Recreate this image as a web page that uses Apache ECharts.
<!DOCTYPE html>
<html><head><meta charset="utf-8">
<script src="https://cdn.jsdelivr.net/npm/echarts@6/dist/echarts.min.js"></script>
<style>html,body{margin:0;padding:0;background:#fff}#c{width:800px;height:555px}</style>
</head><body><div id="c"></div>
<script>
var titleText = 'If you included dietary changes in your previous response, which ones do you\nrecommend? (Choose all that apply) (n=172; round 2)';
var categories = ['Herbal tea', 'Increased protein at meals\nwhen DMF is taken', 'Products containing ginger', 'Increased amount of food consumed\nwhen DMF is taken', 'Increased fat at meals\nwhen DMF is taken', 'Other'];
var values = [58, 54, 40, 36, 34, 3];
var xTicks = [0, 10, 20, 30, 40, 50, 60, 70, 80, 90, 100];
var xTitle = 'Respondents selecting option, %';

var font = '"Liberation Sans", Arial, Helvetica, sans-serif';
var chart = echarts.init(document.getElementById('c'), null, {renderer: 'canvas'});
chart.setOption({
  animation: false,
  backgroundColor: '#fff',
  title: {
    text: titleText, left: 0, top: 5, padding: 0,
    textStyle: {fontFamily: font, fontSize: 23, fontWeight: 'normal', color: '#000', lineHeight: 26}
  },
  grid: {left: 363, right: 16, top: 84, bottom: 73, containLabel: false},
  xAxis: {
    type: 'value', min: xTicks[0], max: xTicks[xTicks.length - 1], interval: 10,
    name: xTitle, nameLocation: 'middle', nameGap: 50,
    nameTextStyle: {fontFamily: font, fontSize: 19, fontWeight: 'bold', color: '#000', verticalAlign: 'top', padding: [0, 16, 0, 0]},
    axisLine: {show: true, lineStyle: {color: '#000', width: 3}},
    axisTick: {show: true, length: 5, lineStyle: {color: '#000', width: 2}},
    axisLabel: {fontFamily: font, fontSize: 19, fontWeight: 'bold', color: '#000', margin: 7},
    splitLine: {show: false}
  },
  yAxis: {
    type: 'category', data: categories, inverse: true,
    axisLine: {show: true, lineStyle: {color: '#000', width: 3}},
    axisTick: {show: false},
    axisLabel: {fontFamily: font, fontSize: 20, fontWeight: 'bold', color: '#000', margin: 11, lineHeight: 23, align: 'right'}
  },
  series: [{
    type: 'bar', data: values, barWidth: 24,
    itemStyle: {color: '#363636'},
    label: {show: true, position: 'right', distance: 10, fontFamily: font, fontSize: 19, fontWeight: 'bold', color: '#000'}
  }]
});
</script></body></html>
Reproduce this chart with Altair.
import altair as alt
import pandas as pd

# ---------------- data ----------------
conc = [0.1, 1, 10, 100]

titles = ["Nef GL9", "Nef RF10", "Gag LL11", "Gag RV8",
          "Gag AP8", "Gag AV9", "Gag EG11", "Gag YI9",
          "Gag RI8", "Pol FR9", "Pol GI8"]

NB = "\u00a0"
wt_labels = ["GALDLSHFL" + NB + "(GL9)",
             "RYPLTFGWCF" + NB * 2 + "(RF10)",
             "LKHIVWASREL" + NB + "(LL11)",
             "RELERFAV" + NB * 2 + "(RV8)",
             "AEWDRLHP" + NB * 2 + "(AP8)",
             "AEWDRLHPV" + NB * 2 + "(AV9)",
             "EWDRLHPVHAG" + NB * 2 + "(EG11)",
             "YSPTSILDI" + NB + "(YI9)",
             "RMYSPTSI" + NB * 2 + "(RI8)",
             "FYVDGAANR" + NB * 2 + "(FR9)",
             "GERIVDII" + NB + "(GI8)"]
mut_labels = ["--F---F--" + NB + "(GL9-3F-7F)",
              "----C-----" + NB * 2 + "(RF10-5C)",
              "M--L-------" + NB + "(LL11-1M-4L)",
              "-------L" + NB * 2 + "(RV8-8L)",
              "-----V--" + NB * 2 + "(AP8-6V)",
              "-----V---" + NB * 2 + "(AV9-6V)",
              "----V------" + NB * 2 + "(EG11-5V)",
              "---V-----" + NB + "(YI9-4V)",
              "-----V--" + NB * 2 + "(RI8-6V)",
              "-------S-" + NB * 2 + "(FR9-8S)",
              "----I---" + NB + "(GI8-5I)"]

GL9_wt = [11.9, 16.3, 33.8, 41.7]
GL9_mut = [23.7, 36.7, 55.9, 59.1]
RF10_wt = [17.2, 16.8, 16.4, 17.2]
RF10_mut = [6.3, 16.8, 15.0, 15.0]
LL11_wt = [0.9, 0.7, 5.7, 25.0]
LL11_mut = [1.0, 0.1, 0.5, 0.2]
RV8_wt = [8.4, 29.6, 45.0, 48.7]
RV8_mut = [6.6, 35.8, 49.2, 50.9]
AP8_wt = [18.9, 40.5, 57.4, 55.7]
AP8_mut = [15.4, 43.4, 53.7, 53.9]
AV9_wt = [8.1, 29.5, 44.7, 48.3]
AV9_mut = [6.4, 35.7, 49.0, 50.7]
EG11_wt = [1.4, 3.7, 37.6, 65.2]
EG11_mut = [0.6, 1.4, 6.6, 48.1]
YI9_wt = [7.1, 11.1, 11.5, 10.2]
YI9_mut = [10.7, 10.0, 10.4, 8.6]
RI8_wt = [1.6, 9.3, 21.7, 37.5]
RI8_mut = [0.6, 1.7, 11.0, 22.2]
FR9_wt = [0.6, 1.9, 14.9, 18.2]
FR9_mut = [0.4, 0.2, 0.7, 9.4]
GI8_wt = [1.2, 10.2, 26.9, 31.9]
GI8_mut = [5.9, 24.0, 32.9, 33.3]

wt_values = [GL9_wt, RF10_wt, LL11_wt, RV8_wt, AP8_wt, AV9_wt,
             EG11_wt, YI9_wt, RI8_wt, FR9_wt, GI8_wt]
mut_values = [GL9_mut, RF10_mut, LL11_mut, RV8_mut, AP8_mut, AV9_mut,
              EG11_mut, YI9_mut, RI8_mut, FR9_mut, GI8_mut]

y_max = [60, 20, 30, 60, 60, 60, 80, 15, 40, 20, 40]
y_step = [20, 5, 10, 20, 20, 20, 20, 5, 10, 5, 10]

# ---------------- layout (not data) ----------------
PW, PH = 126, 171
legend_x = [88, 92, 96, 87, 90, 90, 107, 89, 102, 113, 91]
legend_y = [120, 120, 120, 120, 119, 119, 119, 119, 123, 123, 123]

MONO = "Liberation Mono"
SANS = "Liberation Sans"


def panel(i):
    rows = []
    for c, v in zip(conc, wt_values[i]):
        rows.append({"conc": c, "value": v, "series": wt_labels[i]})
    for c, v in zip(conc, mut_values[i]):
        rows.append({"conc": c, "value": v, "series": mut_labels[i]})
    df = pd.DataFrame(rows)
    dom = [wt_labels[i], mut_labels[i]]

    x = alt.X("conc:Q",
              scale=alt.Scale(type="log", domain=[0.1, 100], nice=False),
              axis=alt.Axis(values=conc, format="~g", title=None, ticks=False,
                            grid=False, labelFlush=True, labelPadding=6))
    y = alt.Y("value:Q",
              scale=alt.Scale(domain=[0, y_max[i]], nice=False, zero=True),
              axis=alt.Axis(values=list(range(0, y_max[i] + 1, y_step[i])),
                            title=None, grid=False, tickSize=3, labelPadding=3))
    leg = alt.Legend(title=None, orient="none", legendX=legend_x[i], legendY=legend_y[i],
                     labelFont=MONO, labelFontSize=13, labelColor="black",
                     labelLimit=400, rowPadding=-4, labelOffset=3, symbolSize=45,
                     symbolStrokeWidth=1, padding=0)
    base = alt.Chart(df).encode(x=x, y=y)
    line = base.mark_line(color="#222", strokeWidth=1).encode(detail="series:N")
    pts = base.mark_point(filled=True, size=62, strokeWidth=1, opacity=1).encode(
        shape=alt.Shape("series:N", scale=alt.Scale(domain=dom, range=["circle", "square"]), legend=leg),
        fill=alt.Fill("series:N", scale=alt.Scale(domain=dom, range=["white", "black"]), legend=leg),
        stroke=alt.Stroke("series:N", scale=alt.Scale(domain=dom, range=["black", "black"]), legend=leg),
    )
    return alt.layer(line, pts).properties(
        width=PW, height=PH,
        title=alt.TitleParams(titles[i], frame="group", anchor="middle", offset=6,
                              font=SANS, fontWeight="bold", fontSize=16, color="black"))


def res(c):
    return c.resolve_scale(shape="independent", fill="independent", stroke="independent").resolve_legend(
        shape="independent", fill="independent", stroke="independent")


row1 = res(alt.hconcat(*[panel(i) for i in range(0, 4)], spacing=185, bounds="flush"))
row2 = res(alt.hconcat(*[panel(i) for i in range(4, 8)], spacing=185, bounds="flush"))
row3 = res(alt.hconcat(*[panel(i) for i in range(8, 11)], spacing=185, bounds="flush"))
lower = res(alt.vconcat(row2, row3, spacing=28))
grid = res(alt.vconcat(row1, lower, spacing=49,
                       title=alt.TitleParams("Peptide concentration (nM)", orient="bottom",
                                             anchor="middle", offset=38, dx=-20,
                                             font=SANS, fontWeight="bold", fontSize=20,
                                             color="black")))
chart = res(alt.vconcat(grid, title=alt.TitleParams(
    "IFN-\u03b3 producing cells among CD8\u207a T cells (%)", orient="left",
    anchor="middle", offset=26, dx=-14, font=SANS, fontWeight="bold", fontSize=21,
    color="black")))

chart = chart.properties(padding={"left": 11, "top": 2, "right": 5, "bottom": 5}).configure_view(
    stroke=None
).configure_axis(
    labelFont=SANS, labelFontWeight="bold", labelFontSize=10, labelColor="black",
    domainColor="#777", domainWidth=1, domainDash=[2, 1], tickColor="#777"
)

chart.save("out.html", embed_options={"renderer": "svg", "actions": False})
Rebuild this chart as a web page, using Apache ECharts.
+++
WRITTEN REQUEST:
Begin with the first line of the data above and, please, print each line exactly until you have printed the line containing "var xTitle = 'Respondents"; print nothing else.

RESULT FOR THIS EXERCISE:
Recreate this image as a web page that uses Apache ECharts.
<!DOCTYPE html>
<html><head><meta charset="utf-8">
<script src="https://cdn.jsdelivr.net/npm/echarts@6/dist/echarts.min.js"></script>
<style>html,body{margin:0;padding:0;background:#fff}#c{width:800px;height:555px}</style>
</head><body><div id="c"></div>
<script>
var titleText = 'If you included dietary changes in your previous response, which ones do you\nrecommend? (Choose all that apply) (n=172; round 2)';
var categories = ['Herbal tea', 'Increased protein at meals\nwhen DMF is taken', 'Products containing ginger', 'Increased amount of food consumed\nwhen DMF is taken', 'Increased fat at meals\nwhen DMF is taken', 'Other'];
var values = [58, 54, 40, 36, 34, 3];
var xTicks = [0, 10, 20, 30, 40, 50, 60, 70, 80, 90, 100];
var xTitle = 'Respondents selecting option, %';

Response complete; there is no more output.